Q: What is logistic regression used for?
A: Predicting binary outcomes (0 or 1).
Q: What is heteroscedasticity?
A: When residuals have unequal variance.
Q: How do you handle missing data?
A: Imputation (mean, median, mode), removal, or prediction.
Q: How do you check if data is normally distributed?
A: Histograms, Q-Q plots, Shapiro-Wilk test.
Q: Why normalize or standardize data?
A: To scale variables and improve model performance.
Q: How to detect outliers?
A: Z-score, IQR method, boxplot.
Q: What is the purpose of A/B testing?
A: Comparing two versions (A vs B) to determine statistically significant improvement.
Q: You get a p-value of 0.07. What do you conclude?
A: Fail to reject the null at 5% significance level.
Q: What does a high variance in data indicate?
A: More spread out data; potential model instability.
Q: When is a non-parametric test used?
A: When data doesn’t meet assumptions of normality.
Q: What is bootstrapping?
A: A resampling technique to estimate statistics on a population.

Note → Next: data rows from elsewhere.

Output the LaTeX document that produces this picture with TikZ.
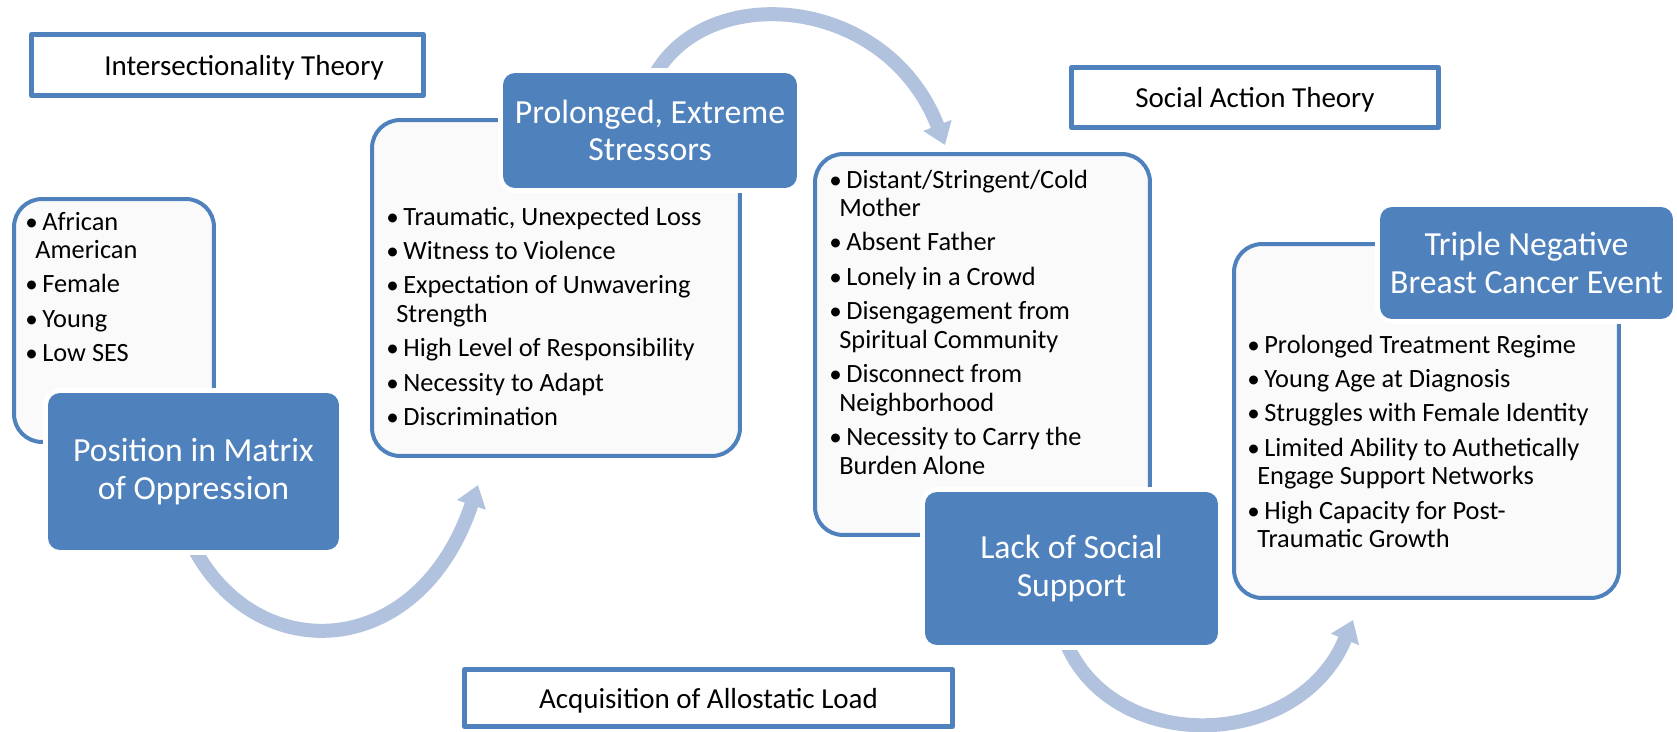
\documentclass[tikz,border=0pt]{standalone}
\usepackage{fontspec}
\setmainfont{Carlito}
\usetikzlibrary{arrows.meta}
\definecolor{boxblue}{RGB}{79,129,189}
\definecolor{arrowblue}{RGB}{177,194,222}
\newcommand{\itm}{\makebox[0.32cm][l]{\hspace{-0.02cm}\scalebox{0.95}{\textbullet}}}
\newcommand{\cont}{\hspace*{0.18cm}}
\begin{document}
\begin{tikzpicture}[x=0.02cm, y=-0.02cm, line join=round,
  theory/.style={draw=boxblue, line width=0.1cm, inner sep=0pt, text height=0.4cm, text depth=0pt, font=\fontsize{16.5}{19}\selectfont},
  listbox/.style={draw=boxblue, line width=0.08cm, fill=black!2, rounded corners=0.56cm, inner sep=0pt},
  listtext/.style={anchor=base west, inner sep=0pt, font=\fontsize{15}{16.2}\selectfont},
  head/.style={fill=boxblue, text=white, rounded corners=0.24cm, align=center, inner sep=0pt, preaction={draw=white, line width=0.2cm}, font=\fontsize{19.2}{21.5}\selectfont},
  flow/.style={draw=arrowblue, line width=0.28cm, -{Triangle[width=0.58cm,length=0.42cm]}}]
\useasboundingbox (0,0) rectangle (1677,731);

\node[theory, minimum width=7.84cm, minimum height=1.22cm] (inter) at (227.5,65) {\hspace*{0.66cm}Intersectionality Theory};
\node[theory, minimum width=7.34cm, minimum height=1.2cm] (action) at (1255,97.5) {Social Action Theory};
\node[theory, minimum width=9.76cm, minimum height=1.14cm] (load) at (708.5,698) {Acquisition of Allostatic Load};

\coordinate (a1s) at (190,540);
\coordinate (a1e) at (478,485);
\coordinate (a2s) at (650,85);
\coordinate (a2e) at (945,145);
\coordinate (a3s) at (1065,640);
\coordinate (a3e) at (1353,620);
\draw[flow] (a1s) .. controls (250,668) and (418,665) .. (a1e);
\draw[flow] (a2s) .. controls (695,-20) and (885,-10) .. (a2e);
\draw[flow] (a3s) .. controls (1110,755) and (1298,753) .. (a3e);

\node[listbox, minimum width=4cm, minimum height=4.86cm] (oppr) at (114,320.5) {};
\node[listbox, minimum width=7.36cm, minimum height=6.72cm] (stress) at (556,288) {};
\node[listbox, minimum width=6.7cm, minimum height=7.62cm] (social) at (982.5,344.5) {};
\node[listbox, minimum width=7.7cm, minimum height=7.08cm] (tnbc) at (1426.5,421) {};

\node[listtext] (oppr-t) at (26,230) {\begin{tabular}[t]{@{}l@{}}
\itm African\\ \cont American\\[3.4pt]
\itm Female\\[3.4pt]
\itm Young\\[3.4pt]
\itm Low SES
\end{tabular}};
\node[listtext] (stress-t) at (387,225) {\begin{tabular}[t]{@{}l@{}}
\itm Traumatic, Unexpected Loss\\[3.4pt]
\itm Witness to Violence\\[3.4pt]
\itm Expectation of Unwavering\\ \cont Strength\\[3.4pt]
\itm High Level of Responsibility\\[3.4pt]
\itm Necessity to Adapt\\[3.4pt]
\itm Discrimination
\end{tabular}};
\node[listtext] (social-t) at (830,188) {\begin{tabular}[t]{@{}l@{}}
\itm Distant/Stringent/Cold\\ \cont Mother\\[3.4pt]
\itm Absent Father\\[3.4pt]
\itm Lonely in a Crowd\\[3.4pt]
\itm Disengagement from\\ \cont Spiritual Community\\[3.4pt]
\itm Disconnect from\\ \cont Neighborhood\\[3.4pt]
\itm Necessity to Carry the\\ \cont Burden Alone
\end{tabular}};
\node[listtext] (tnbc-t) at (1248,353) {\begin{tabular}[t]{@{}l@{}}
\itm Prolonged Treatment Regime\\[3.4pt]
\itm Young Age at Diagnosis\\[3.4pt]
\itm Struggles with Female Identity\\[3.4pt]
\itm Limited Ability to Authetically\\ \cont Engage Support Networks\\[3.4pt]
\itm High Capacity for Post-\\ \cont Traumatic Growth
\end{tabular}};

\node[head, minimum width=5.82cm, minimum height=3.14cm] (pos) at (193.5,471.5) {Position in Matrix\\of Oppression};
\node[head, minimum width=5.88cm, minimum height=2.3cm] (prol) at (650,130.5) {Prolonged, Extreme\\Stressors};
\node[head, minimum width=5.86cm, minimum height=3.06cm] (lack) at (1071.5,568.5) {Lack of Social\\Support};
\node[head, minimum width=5.86cm, minimum height=2.24cm] (event) at (1526.5,263) {Triple Negative\\Breast Cancer Event};
\end{tikzpicture}
\end{document}
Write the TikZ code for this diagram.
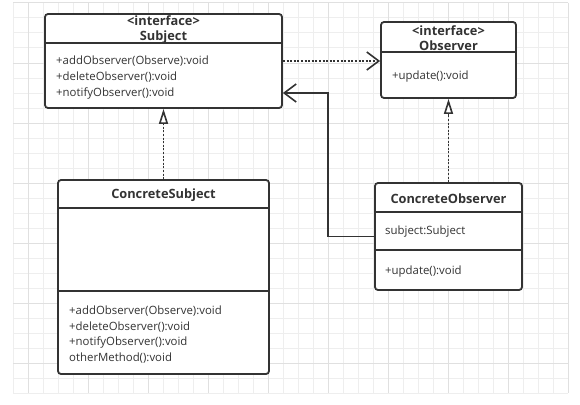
\documentclass[tikz,border=0pt]{standalone}
\usepackage{fontspec}
\setmainfont{Open Sans}
\usetikzlibrary{arrows.meta}
\definecolor{umlline}{HTML}{333333}
\definecolor{gridfine}{HTML}{EEEEEE}
\definecolor{gridmajor}{HTML}{E0E0E0}
\begin{document}
\begin{tikzpicture}[x=1pt,y=-1pt,
  classbox/.style={draw=umlline, line width=1.8pt, rounded corners=3pt, fill=white, inner sep=0pt},
  classsep/.style={draw=umlline, line width=1.6pt},
  classname/.style={font=\fontsize{12.8}{15.5}\selectfont\bfseries, text=umlline, align=center, inner sep=0pt},
  members/.style={font=\fontsize{11.4}{15.6}\selectfont, text=umlline, align=left, anchor=west, inner sep=0pt},
  depends/.style={draw=umlline, line width=1.6pt, dash pattern=on 2pt off 1.6pt, -{Straight Barb[length=12pt,width=18pt,line width=1.6pt]}},
  realizes/.style={draw=umlline, line width=1.6pt, dash pattern=on 2pt off 1.6pt, -{Triangle[open,length=15pt,width=9pt,line width=1.6pt,fill=white]}},
  assoc/.style={draw=umlline, line width=1.6pt, -{Straight Barb[length=12pt,width=18pt,line width=1.6pt]}}]
\useasboundingbox (0,0) rectangle (580,404);
\fill[white] (0,0) rectangle (580,404);
\foreach \x in {13,28,...,568} \draw[gridfine, line width=1pt] (\x,3) -- (\x,393);
\foreach \y in {3,18,...,393} \draw[gridfine, line width=1pt] (13,\y) -- (568,\y);
\foreach \x in {28,88,...,568} \draw[gridmajor, line width=1pt] (\x,3) -- (\x,393);
\foreach \y in {3,63,...,363} \draw[gridmajor, line width=1pt] (13,\y) -- (568,\y);

\node[classbox, minimum width=237pt, minimum height=94pt] (subject) at (163.5,61) {};
\node[classbox, minimum width=135pt, minimum height=76pt] (observer) at (448.5,60) {};
\node[classbox, minimum width=211pt, minimum height=194pt] (concretesubject) at (163.5,277) {};
\node[classbox, minimum width=147pt, minimum height=107pt] (concreteobserver) at (448.5,236.5) {};

\draw[classsep] ([yshift=-30pt]subject.north west) -- ([yshift=-30pt]subject.north east);
\draw[classsep] ([yshift=-31pt]observer.north west) -- ([yshift=-31pt]observer.north east);
\draw[classsep] ([yshift=-29pt]concretesubject.north west) -- ([yshift=-29pt]concretesubject.north east);
\draw[classsep] ([yshift=-112pt]concretesubject.north west) -- ([yshift=-112pt]concretesubject.north east);
\draw[classsep] ([yshift=-30pt]concreteobserver.north west) -- ([yshift=-30pt]concreteobserver.north east);
\draw[classsep] ([yshift=-68pt]concreteobserver.north west) -- ([yshift=-68pt]concreteobserver.north east);

\node[classname] (subjectname) at (163.5,29.5) {<interface>\\Subject};
\node[members] (subjectops) at (56,77.5) {+addObserver(Observe):void\\+deleteObserver():void\\+notifyObserver():void};
\node[classname] (observername) at (448.5,38) {<interface>\\Observer};
\node[members] (observerops) at (392,76.5) {+update():void};
\node[classname] (concretesubjectname) at (163.5,195) {ConcreteSubject};
\node[members] (concretesubjectops) at (69,334.5) {+addObserver(Observe):void\\+deleteObserver():void\\+notifyObserver():void\\otherMethod():void};
\node[classname] (concreteobservername) at (448.5,198.5) {ConcreteObserver};
\node[members] (concreteobserverattr) at (385,232) {subject:Subject};
\node[members] (concreteobserverops) at (385,271.5) {+update():void};

\draw[depends] (subject.east) -- (observer.west |- subject.east);
\draw[assoc] (concreteobserver.west) -- ++(-46,0) |- ([yshift=-32pt]subject.east);
\draw[realizes] (concretesubject.north) -- (subject.south);
\draw[realizes] (concreteobserver.north) -- (observer.south);
\end{tikzpicture}
\end{document}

Q: Explain the difference between parametric and non-parametric tests.
A: Parametric assumes data distribution, non-parametric doesn't.
Q: What is skewness?
A: Measure of data asymmetry.
Q: What is kurtosis?
A: Measure of tails and peak sharpness in a distribution.
Q: What is a time series?
A: Data collected at successive, equally spaced points in time.
Q: What is autocorrelation?
A: Correlation of a variable with itself over successive time intervals.
Q: What is cross-validation?
A: Technique to assess model performance on unseen data.
Q: If a model has high accuracy but low precision, what does it mean?
A: It predicts many positives, but many are false positives.
Q: How do you handle class imbalance?
A: Resampling, SMOTE, change evaluation metric (e.g., F1-score).
Q: What is the difference between recall and precision?
A: Precision = TP / (TP + FP); Recall = TP / (TP + FN)
Q: What metric is best for imbalanced classes?
A: F1-score, AUC-ROC.
Q: How do you ensure statistical significance in results?
A: Use appropriate tests, ensure sample size, and check p-values and confidence intervals.